Ma diciamo la verità: a Imola, invece, ci siamo divertiti? La nostra amata, divertentissima e incredibile Imola, ci ha regalato emozioni indimenticabili? La verità è che, se lo spettacolo in pista lo consente, ogni tracciato - anche il più noioso - diventa teatro del miglior show. L'esempio per eccellenza viene dall'ultima gara della scorsa stagione, disputata nel terrificante circuito di Abu Dhabi che, nonostante tutto, ha regalato ai fans il finale di stagione più incredibile della storia recente della Formula 1. 

Il problema quindi non è il tracciato di Miami in sé, una pista molto fisica che i piloti hanno apprezzato, diversamente rispetto a quanto siamo abituati a sentire in relazione ai circuiti inseriti nel calendario recentemente, ma il vero problema è la nostra resistenza al cambiamento. 

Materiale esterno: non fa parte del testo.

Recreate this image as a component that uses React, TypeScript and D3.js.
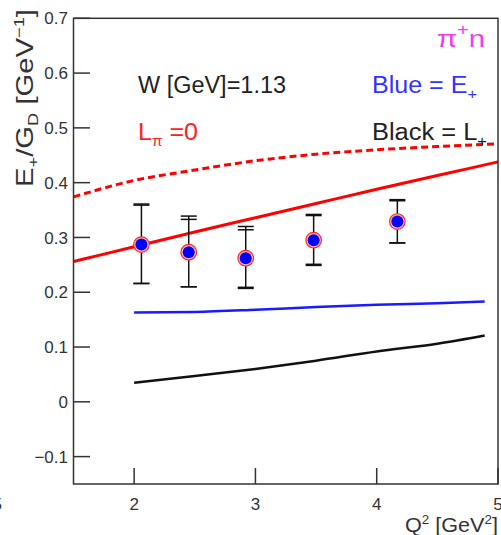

La Formula 1 ci piace così come l'abbiamo sempre vista: europea, benestante, elitaria. Pochi vips nel paddock, poco spettacolo, tanta sostanza. Più Montecarlo e meno Miami. Ma adesso che è di tutti, questo sport, ha il diritto di cambiare forma in ogni parte del mondo. Di diventare rumoroso e ballerino in Sud America, tra la passione dei fans brasiliani e il divertimento dei messicani, ha il diritto di restare quello che è in Italia, in Inghilterra e in giro per l'Europa, ma deve avere anche la possibilità di piacere a chi, dall'altra parte del mondo, è abituato a un diverso concetto di spettacolo. 

E noi, da questa parte dell'Oceano, non siamo davvero capaci di accettare il più piccolo dei compromessi? Dare a loro, a Miami, l'acqua finta e la polizia in moto, per continuare ad avere qui, tra Montecarlo e Monza, quello che abbiamo sempre sognato? Una Formula 1 più divertente, combattuta e viva che mai?